JAKARTA, Pelitabanten.com – Entah apa yang ada di pikiran ibu Suhadah Warga Desa Waro Kecamatan Monta Kabupaten Bima ketika tahu bayi yang baru dilahirkannya harus meninggal dan jenazahnya dilarang diambil serta tidak diperbolehkan memakai ambulans Rumah Sakit untuk membawa jenazah bayinya pulang.
Pertanyaan itu mungkin tidak bisa kita jawab, apalagi oleh karyawan Rumah Sakit Umum Daerah Bima yang melakukan penahanan jenazah bayi dan pelarangan memakai ambulans.
Yang mudah ditebak adalah reaksi pimpinan Rumah Sakit dan Kepala Daerah dimana Rumah Sakit itu berdiri, yaitu meminta maaf. Kenapa? Karena kasus seperti ini bukan pertama kali terjadi dan tidak adanya sanksi tegas terhadap Rumah Sakit yang diberikan oleh Kepala Daerah maupun oleh Kementerian Kesehatan.
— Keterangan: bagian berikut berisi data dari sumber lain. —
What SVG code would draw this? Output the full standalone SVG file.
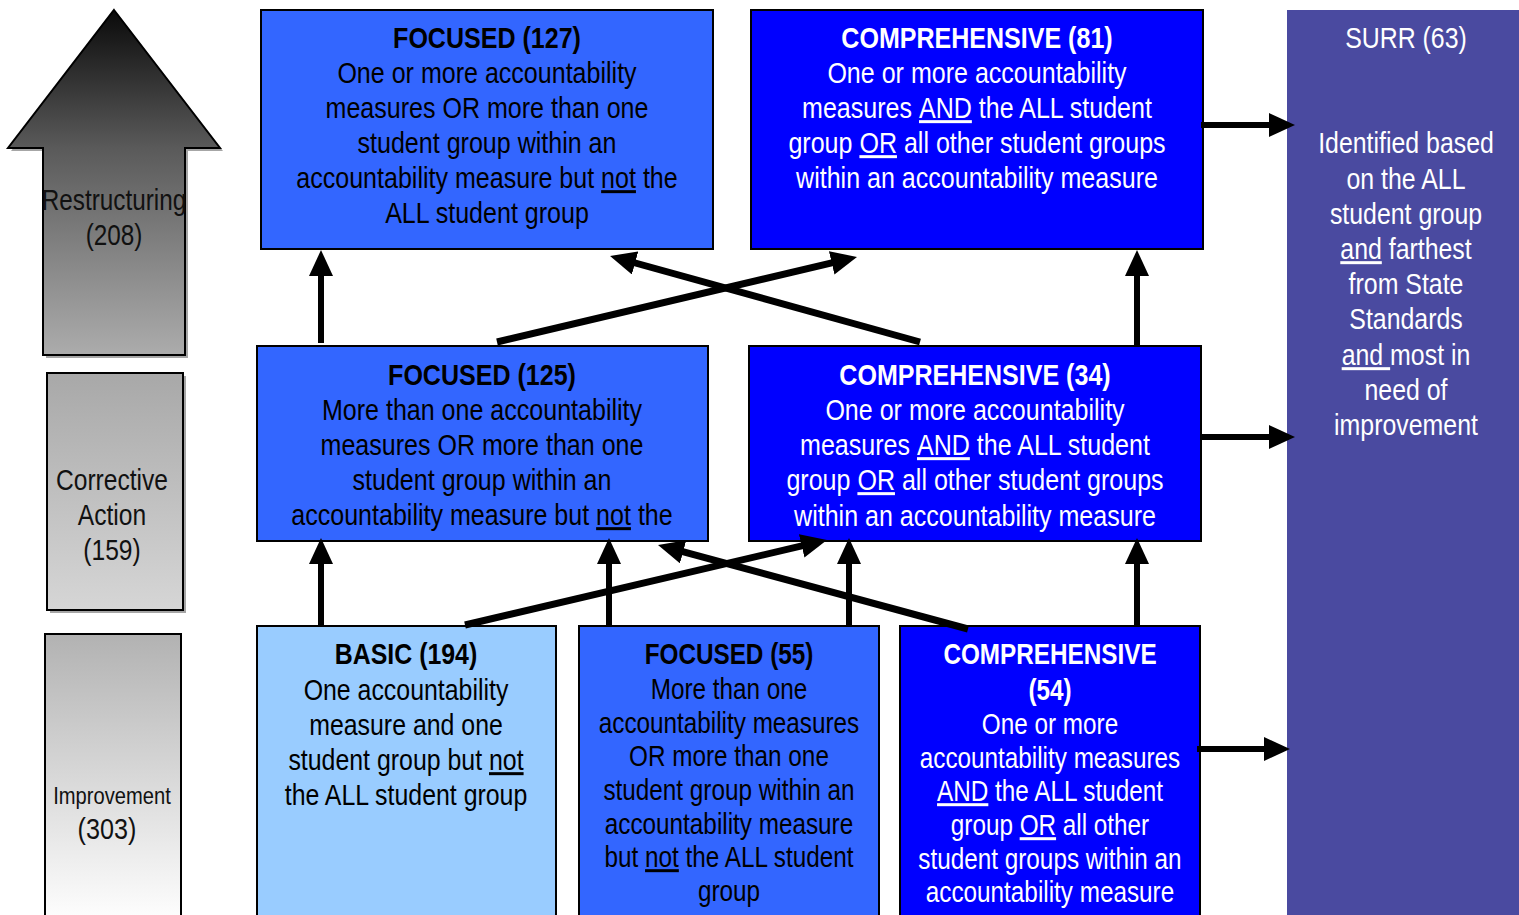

Saat pemilihan Kepala Daerah, isu yang selalu dijadikan pemikat warga adalah Kesehatan Gratis meski seringkali tanpa konsep yang jelas untuk pelaksanaannya. Yang terjadi justru pihak Rumah Sakit dipersulit ketika berbeda pandangan bahkan berbeda warna dengan si Kepala Daerah terpilih. Padahal untuk menyehatkan seluruh warganya, harus ada kerjasama dari semua pihak terkait.
Karena itu saya menghimbau pada rekan-rekan legislator di daerah agar mengkoreksi peraturan daerah tentang Kesehatan yang tidak berpihak pada masyarakat seperti pemberlakuan tarif ambulans dan permintaan uang di muka yang jelas bertentangan dengan Undang-Undang Nomor 44/2009 tentang Rumah Sakit pasal 29 ayat 1 huruf F dan Undang-Undang KESEHATAN Nomor 36/2009.
Kemudian patut ditunggu, apakah Menteri Kesehatan berani melakukan terobosan seperti yang diinginkan Presiden dari Kabinetnya? Jika tidak, maka sudah sepantasnya Presiden menegur keras Menkes, sebab tidak ada tawar-menawar perihal Kesehatan!
Dr. Ribka Tjiptaning P., AAK. dari Fraksi PDI Perjuangan Komisi-IX DPR RI berharap ini menjadi kasus yang terakhir dan Pemerintah Pusat mulai menggalakkan Revolusi Mental pada Kepala Daerah dan pihak Rumah Sakit di seluruh Daerah agar tidak melahirkan konglomerasi dengan cara memeras Rakyat!